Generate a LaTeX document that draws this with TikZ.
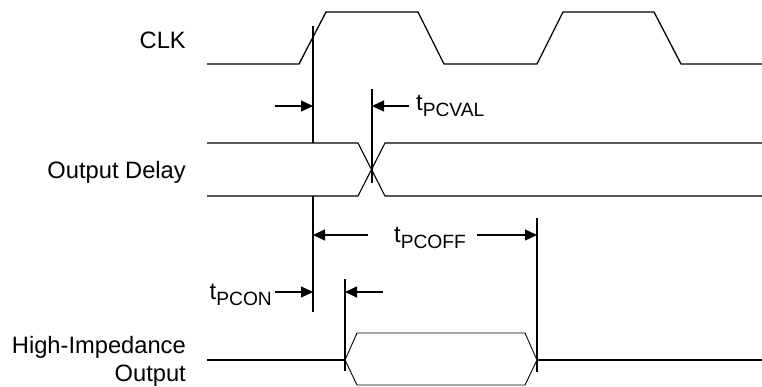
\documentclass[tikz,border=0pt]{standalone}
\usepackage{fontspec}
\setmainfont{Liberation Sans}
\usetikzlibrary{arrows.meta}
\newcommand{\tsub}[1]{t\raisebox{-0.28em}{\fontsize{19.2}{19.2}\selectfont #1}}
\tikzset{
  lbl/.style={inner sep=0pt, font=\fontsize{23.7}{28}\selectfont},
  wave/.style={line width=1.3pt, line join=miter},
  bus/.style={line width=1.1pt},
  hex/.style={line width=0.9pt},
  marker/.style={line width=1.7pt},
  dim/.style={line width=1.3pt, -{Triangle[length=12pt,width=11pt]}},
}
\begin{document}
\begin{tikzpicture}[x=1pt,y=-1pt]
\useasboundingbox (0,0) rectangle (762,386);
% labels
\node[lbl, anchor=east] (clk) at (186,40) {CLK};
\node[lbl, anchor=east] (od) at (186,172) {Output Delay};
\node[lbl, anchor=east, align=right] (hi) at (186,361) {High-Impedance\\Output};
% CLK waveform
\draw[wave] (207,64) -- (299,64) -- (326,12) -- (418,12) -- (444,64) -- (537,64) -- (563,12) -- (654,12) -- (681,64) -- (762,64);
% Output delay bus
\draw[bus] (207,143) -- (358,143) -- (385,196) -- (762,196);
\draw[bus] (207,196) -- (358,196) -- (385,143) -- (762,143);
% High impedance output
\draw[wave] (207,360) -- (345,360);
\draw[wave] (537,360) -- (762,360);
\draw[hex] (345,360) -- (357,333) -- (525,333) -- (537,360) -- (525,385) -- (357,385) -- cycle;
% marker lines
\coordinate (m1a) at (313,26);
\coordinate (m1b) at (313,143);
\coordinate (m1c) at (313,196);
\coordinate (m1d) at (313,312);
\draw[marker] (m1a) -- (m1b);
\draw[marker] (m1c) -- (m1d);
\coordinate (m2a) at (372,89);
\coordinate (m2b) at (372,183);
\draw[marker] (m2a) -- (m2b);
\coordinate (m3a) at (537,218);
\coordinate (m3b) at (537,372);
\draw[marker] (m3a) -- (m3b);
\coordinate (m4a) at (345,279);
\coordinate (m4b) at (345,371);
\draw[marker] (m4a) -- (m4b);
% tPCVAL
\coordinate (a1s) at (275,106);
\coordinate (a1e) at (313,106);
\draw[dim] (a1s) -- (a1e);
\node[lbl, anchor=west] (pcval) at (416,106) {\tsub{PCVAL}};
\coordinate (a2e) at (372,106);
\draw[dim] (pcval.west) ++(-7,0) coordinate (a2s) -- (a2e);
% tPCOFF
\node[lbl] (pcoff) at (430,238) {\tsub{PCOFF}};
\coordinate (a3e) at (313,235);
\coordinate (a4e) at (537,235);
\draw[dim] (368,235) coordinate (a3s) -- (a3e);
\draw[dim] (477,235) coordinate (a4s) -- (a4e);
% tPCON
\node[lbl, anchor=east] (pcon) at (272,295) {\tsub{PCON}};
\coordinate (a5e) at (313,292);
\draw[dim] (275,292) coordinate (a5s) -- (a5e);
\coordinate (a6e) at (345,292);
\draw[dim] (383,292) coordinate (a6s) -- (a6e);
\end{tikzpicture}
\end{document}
- - - -
Exercise details:
Print out the material word for word, omitting the pictures.

Output:
Generate a LaTeX document that draws this with TikZ.
\documentclass[tikz,border=0pt]{standalone}
\usepackage{fontspec}
\setmainfont{Liberation Sans}
\usetikzlibrary{arrows.meta}
\newcommand{\tsub}[1]{t\raisebox{-0.28em}{\fontsize{19.2}{19.2}\selectfont #1}}
\tikzset{
  lbl/.style={inner sep=0pt, font=\fontsize{23.7}{28}\selectfont},
  wave/.style={line width=1.3pt, line join=miter},
  bus/.style={line width=1.1pt},
  hex/.style={line width=0.9pt},
  marker/.style={line width=1.7pt},
  dim/.style={line width=1.3pt, -{Triangle[length=12pt,width=11pt]}},
}
\begin{document}
\begin{tikzpicture}[x=1pt,y=-1pt]
\useasboundingbox (0,0) rectangle (762,386);
% labels
\node[lbl, anchor=east] (clk) at (186,40) {CLK};
\node[lbl, anchor=east] (od) at (186,172) {Output Delay};
\node[lbl, anchor=east, align=right] (hi) at (186,361) {High-Impedance\\Output};
% CLK waveform
\draw[wave] (207,64) -- (299,64) -- (326,12) -- (418,12) -- (444,64) -- (537,64) -- (563,12) -- (654,12) -- (681,64) -- (762,64);
% Output delay bus
\draw[bus] (207,143) -- (358,143) -- (385,196) -- (762,196);
\draw[bus] (207,196) -- (358,196) -- (385,143) -- (762,143);
% High impedance output
\draw[wave] (207,360) -- (345,360);
\draw[wave] (537,360) -- (762,360);
\draw[hex] (345,360) -- (357,333) -- (525,333) -- (537,360) -- (525,385) -- (357,385) -- cycle;
% marker lines
\coordinate (m1a) at (313,26);
\coordinate (m1b) at (313,143);
\coordinate (m1c) at (313,196);
\coordinate (m1d) at (313,312);
\draw[marker] (m1a) -- (m1b);
\draw[marker] (m1c) -- (m1d);
\coordinate (m2a) at (372,89);
\coordinate (m2b) at (372,183);
\draw[marker] (m2a) -- (m2b);
\coordinate (m3a) at (537,218);
\coordinate (m3b) at (537,372);
\draw[marker] (m3a) -- (m3b);
\coordinate (m4a) at (345,279);
\coordinate (m4b) at (345,371);
\draw[marker] (m4a) -- (m4b);
% tPCVAL
\coordinate (a1s) at (275,106);
\coordinate (a1e) at (313,106);
\draw[dim] (a1s) -- (a1e);
\node[lbl, anchor=west] (pcval) at (416,106) {\tsub{PCVAL}};
\coordinate (a2e) at (372,106);
\draw[dim] (pcval.west) ++(-7,0) coordinate (a2s) -- (a2e);
% tPCOFF
\node[lbl] (pcoff) at (430,238) {\tsub{PCOFF}};
\coordinate (a3e) at (313,235);
\coordinate (a4e) at (537,235);
\draw[dim] (368,235) coordinate (a3s) -- (a3e);
\draw[dim] (477,235) coordinate (a4s) -- (a4e);
% tPCON
\node[lbl, anchor=east] (pcon) at (272,295) {\tsub{PCON}};
\coordinate (a5e) at (313,292);
\draw[dim] (275,292) coordinate (a5s) -- (a5e);
\coordinate (a6e) at (345,292);
\draw[dim] (383,292) coordinate (a6s) -- (a6e);
\end{tikzpicture}
\end{document}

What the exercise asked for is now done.